Image: Archie MOORE Dermis (installation view) 2012, acrylic paint, wooden dowel, steel brackets. QUT Art Collection. Purchased 2012.


The work is composed of acrylic paint, wooden dowel and steel brackets and measures 1.2 metres tall by 1.52 metres wide with a depth of 5 centimetres. The work is displayed on a black background.

Working from top to bottom three distinctive components make up this artwork. In the centre, at the top, hangs a triangle of yellow acrylic material. It hangs over a wooden rod which is attached to the wall with steel brackets. The tip of the triangle points down and into the centre of the work.

Below the tip of the triangle and to the left is a rectangle of shortened red acrylic material that loosely hangs over a wooden rod slightly askew. On the right-hand side and similarly displayed, there is another wooden rod on steel brackets but with black acrylic material draped over it.

These colours are emblematic of the Aboriginal flag and symbolic to Aboriginal people. The yellow of the flag represents the sun. The red stands for the earth and the colour of ochre, which has ceremonial significance to the Aboriginal people. The black of the flag symbolises the Aboriginal people.
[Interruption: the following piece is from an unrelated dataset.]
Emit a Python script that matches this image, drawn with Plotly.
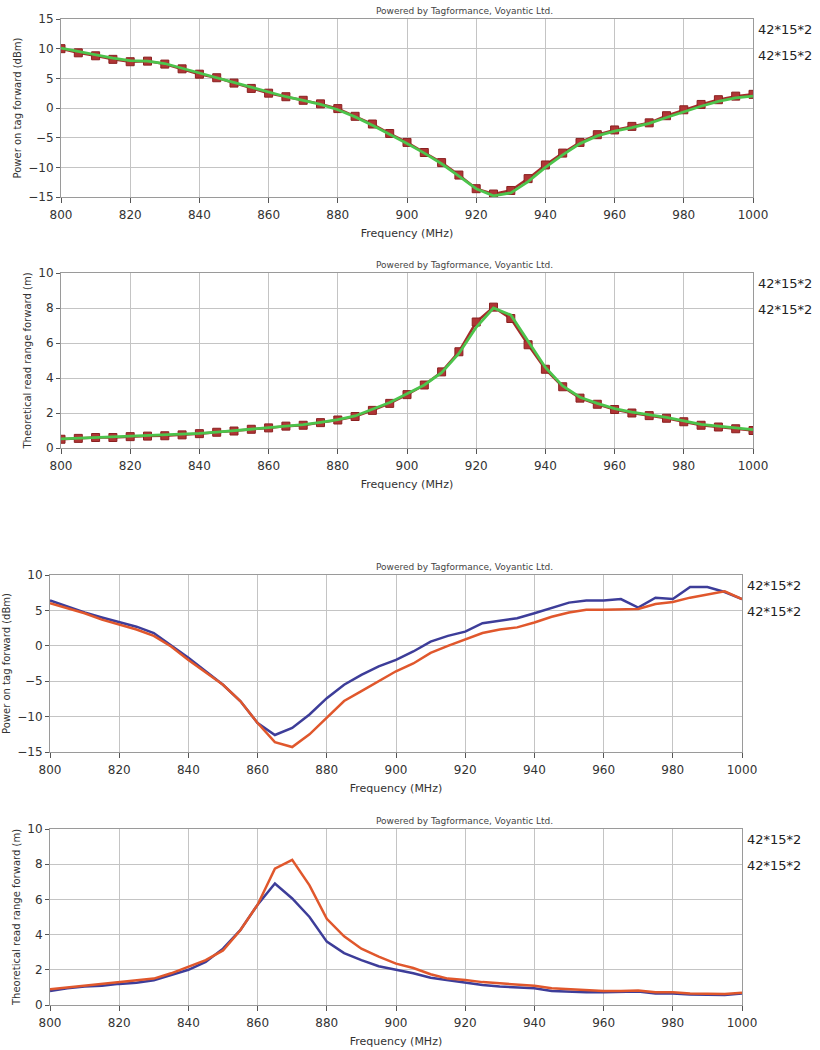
import plotly.graph_objects as go

freq = list(range(800, 1001, 5))

# Panel 1: power on tag forward (dBm), two tags
p1_red = [10.0, 9.3, 8.8, 8.2, 7.8, 7.9, 7.4, 6.6, 5.7, 5.1, 4.2, 3.3, 2.5, 1.9, 1.3, 0.7, -0.1, -1.4, -2.7, -4.3,
          -5.8, -7.5, -9.2, -11.3, -13.6, -14.5, -13.9, -11.9, -9.6, -7.6, -5.8, -4.5, -3.7, -3.1, -2.5, -1.3,
          -0.3, 0.6, 1.4, 2.0, 2.3]
p1_green = [10.1, 9.5, 8.9, 8.4, 8.0, 7.9, 7.5, 6.7, 5.9, 5.1, 4.3, 3.4, 2.6, 1.9, 1.3, 0.6, -0.3, -1.5, -2.9, -4.4,
            -6.0, -7.6, -9.4, -11.5, -13.6, -14.8, -14.3, -12.4, -10.0, -7.9, -6.0, -4.7, -3.9, -3.3, -2.6, -1.6,
            -0.6, 0.3, 1.1, 1.7, 2.0]

# Panel 2: theoretical read range forward (m)
p2_red = [0.5, 0.55, 0.6, 0.6, 0.65, 0.68, 0.7, 0.75, 0.82, 0.9, 0.97, 1.07, 1.15, 1.25, 1.3, 1.45, 1.6, 1.8,
          2.15, 2.55, 3.05, 3.6, 4.35, 5.5, 7.2, 8.05, 7.4, 5.9, 4.5, 3.5, 2.85, 2.5, 2.2, 2.0, 1.85, 1.7, 1.5,
          1.3, 1.2, 1.1, 1.0]
p2_green = [0.52, 0.56, 0.6, 0.62, 0.66, 0.69, 0.72, 0.77, 0.84, 0.91, 0.99, 1.08, 1.17, 1.26, 1.33, 1.47, 1.62,
            1.83, 2.2, 2.6, 3.1, 3.6, 4.3, 5.4, 6.9, 8.0, 7.6, 6.1, 4.6, 3.55, 2.9, 2.55, 2.25, 2.05, 1.9, 1.75,
            1.55, 1.35, 1.25, 1.15, 1.05]

# Panel 3: power on tag forward (dBm), second pair
p3_blue = [6.4, 5.5, 4.7, 4.0, 3.4, 2.7, 1.8, 0.1, -1.7, -3.6, -5.5, -7.8, -10.9, -12.6, -11.6, -9.7, -7.4, -5.5,
           -4.1, -2.9, -2.0, -0.8, 0.6, 1.4, 2.0, 3.2, 3.5, 3.9, 4.6, 5.4, 6.1, 6.4, 6.4, 6.6, 5.4, 6.8, 6.6, 8.3,
           8.3, 7.6, 6.6]
p3_orange = [6.0, 5.3, 4.6, 3.7, 3.0, 2.3, 1.4, -0.1, -2.0, -3.8, -5.5, -7.8, -10.9, -13.6, -14.3, -12.5, -10.2,
             -7.8, -6.4, -5.0, -3.6, -2.5, -1.0, 0.0, 0.9, 1.8, 2.3, 2.6, 3.3, 4.1, 4.7, 5.1, 5.1, 5.2, 5.2, 5.9,
             6.2, 6.8, 7.3, 7.7, 6.6]

# Panel 4: theoretical read range forward (m), second pair
p4_blue = [0.8, 0.95, 1.05, 1.1, 1.2, 1.27, 1.4, 1.7, 2.0, 2.45, 3.2, 4.25, 5.7, 6.9, 6.05, 5.0, 3.6, 2.95, 2.55,
           2.2, 2.0, 1.8, 1.55, 1.4, 1.27, 1.13, 1.05, 1.0, 0.95, 0.8, 0.75, 0.72, 0.72, 0.72, 0.76, 0.66, 0.66,
           0.6, 0.57, 0.57, 0.66]
p4_orange = [0.9, 1.0, 1.08, 1.17, 1.27, 1.36, 1.5, 1.8, 2.18, 2.55, 3.1, 4.25, 5.7, 7.75, 8.25, 6.8, 4.9, 3.9,
             3.2, 2.75, 2.35, 2.1, 1.75, 1.5, 1.42, 1.3, 1.23, 1.17, 1.1, 0.95, 0.9, 0.85, 0.8, 0.8, 0.83, 0.72,
             0.72, 0.66, 0.62, 0.62, 0.7]

series_label = "42*15*2"
credit = "Powered by Tagformance, Voyantic Ltd."
x_title = "Frequency (MHz)"
y_titles = ["Power on tag forward (dBm)", "Theoretical read range forward (m)",
            "Power on tag forward (dBm)", "Theoretical read range forward (m)"]
y_ranges = [[-15, 15], [0, 10], [-15, 10], [0, 10]]
y_dticks = [5, 2, 5, 2]

W, H = 820, 1050
# plot boxes in pixels: (left, right, top, bottom)
boxes = [(61, 753, 19, 197), (61, 753, 273, 448), (50, 742, 575, 752), (50, 742, 829, 1005)]

RED = "#a52b2b"
GREEN = "#4cc44c"
BLUE = "#3d3d99"
ORANGE = "#e0572c"
FONT = "DejaVu Sans"

fig = go.Figure()

def add(panel, y, color, width, mode="lines", marker=None, name=""):
    sfx = "" if panel == 1 else str(panel)
    kw = dict(x=freq, y=y, mode=mode, name=name, line=dict(color=color, width=width),
              xaxis="x" + sfx, yaxis="y" + sfx, showlegend=False, hoverinfo="x+y")
    if marker:
        kw["marker"] = marker
    fig.add_trace(go.Scatter(**kw))

sq = dict(symbol="square", size=8, color="#b03535", line=dict(color="#8a2020", width=1))
add(1, p1_red, RED, 2.5, "lines+markers", sq, series_label)
add(1, p1_green, GREEN, 2.8, name=series_label)
add(2, p2_red, RED, 2.5, "lines+markers", sq, series_label)
add(2, p2_green, GREEN, 2.8, name=series_label)
add(3, p3_blue, BLUE, 2.5, name=series_label)
add(3, p3_orange, ORANGE, 2.5, name=series_label)
add(4, p4_blue, BLUE, 2.5, name=series_label)
add(4, p4_orange, ORANGE, 2.5, name=series_label)

layout = dict(width=W, height=H, autosize=False, margin=dict(l=0, r=0, t=0, b=0),
              paper_bgcolor="white", plot_bgcolor="white",
              font=dict(family=FONT, color="#222222", size=12))
annotations = []
for i, (l, r, t, b) in enumerate(boxes):
    sfx = "" if i == 0 else str(i + 1)
    layout["xaxis" + sfx] = dict(
        domain=[l / W, r / W], anchor="y" + sfx, range=[800, 1000], dtick=20, tick0=800,
        showgrid=True, gridcolor="#c4c4c4", gridwidth=1, zeroline=False,
        showline=True, linecolor="#9a9a9a", mirror=True, ticks="outside", ticklen=5,
        tickcolor="#555555", tickfont=dict(size=12, family=FONT, color="#333333"),
        ticklabelstandoff=2,
        title=dict(text=x_title, font=dict(size=11, family=FONT, color="#333333"), standoff=7),
        automargin=False, fixedrange=True)
    layout["yaxis" + sfx] = dict(
        domain=[1 - b / H, 1 - t / H], anchor="x" + sfx, range=y_ranges[i], dtick=y_dticks[i],
        showgrid=True, gridcolor="#c4c4c4", gridwidth=1, zeroline=False,
        showline=True, linecolor="#9a9a9a", mirror=True, ticks="outside", ticklen=4,
        tickcolor="#555555", tickfont=dict(size=12, family=FONT, color="#333333"),
        title=dict(text=y_titles[i], font=dict(size=10, family=FONT, color="#333333"), standoff=4),
        automargin=False, fixedrange=True)
    annotations.append(dict(text=credit, x=465 / W, y=1 - (t - 1) / H, xref="paper", yref="paper",
                            xanchor="center", yanchor="bottom", showarrow=False,
                            font=dict(size=9, family=FONT, color="#444444")))
    for k, off in enumerate([10, 36]):
        annotations.append(dict(text=series_label, x=(r + 3) / W, y=1 - (t + off) / H,
                                xref="paper", yref="paper", xanchor="left", yanchor="middle",
                                showarrow=False, font=dict(size=13, family=FONT, color="#222222")))
layout["annotations"] = annotations
fig.update_layout(**layout)

fig.write_html("out.html", config={"displayModeBar": False},
               post_script="document.body.style.margin='0';document.body.style.overflow='hidden';")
Moore’s Dermis comprises three skins of acrylic paint in the colours of the Aboriginal flag that have been layered using three traditional methods of painting (in the European tradition) - brush (red), roller (black), and palette knife (yellow). The work is powerful in its scale, directness and its simplicity, but also subtle with texture and the casual draping of each skin on its rail. Fundamental to the work, these “paintings” exist without the normal support of a stretcher frame. They are both assertive, like flags, but also have the humbler connotation of the domestic and a hand towel.

Kamilaroi/Bigambul artist Archie Moore works across media in conceptual, research-based portrayals of self and national histories. His ongoing interests include key signifiers of identity (skin, language, smell, home, genealogy, flags), the borders of intercultural understanding and misunderstanding and the wider concerns of racism.

In 2024 QUT alumnus Archie Moore is presenting a solo exhibition at the Australia Pavilion for the Venice Biennale, commissioned by Creative Australia and curated by Ellie Buttrose, Curator of Contemporary Australian Art at the Queensland Art Gallery | Gallery of Modern Art.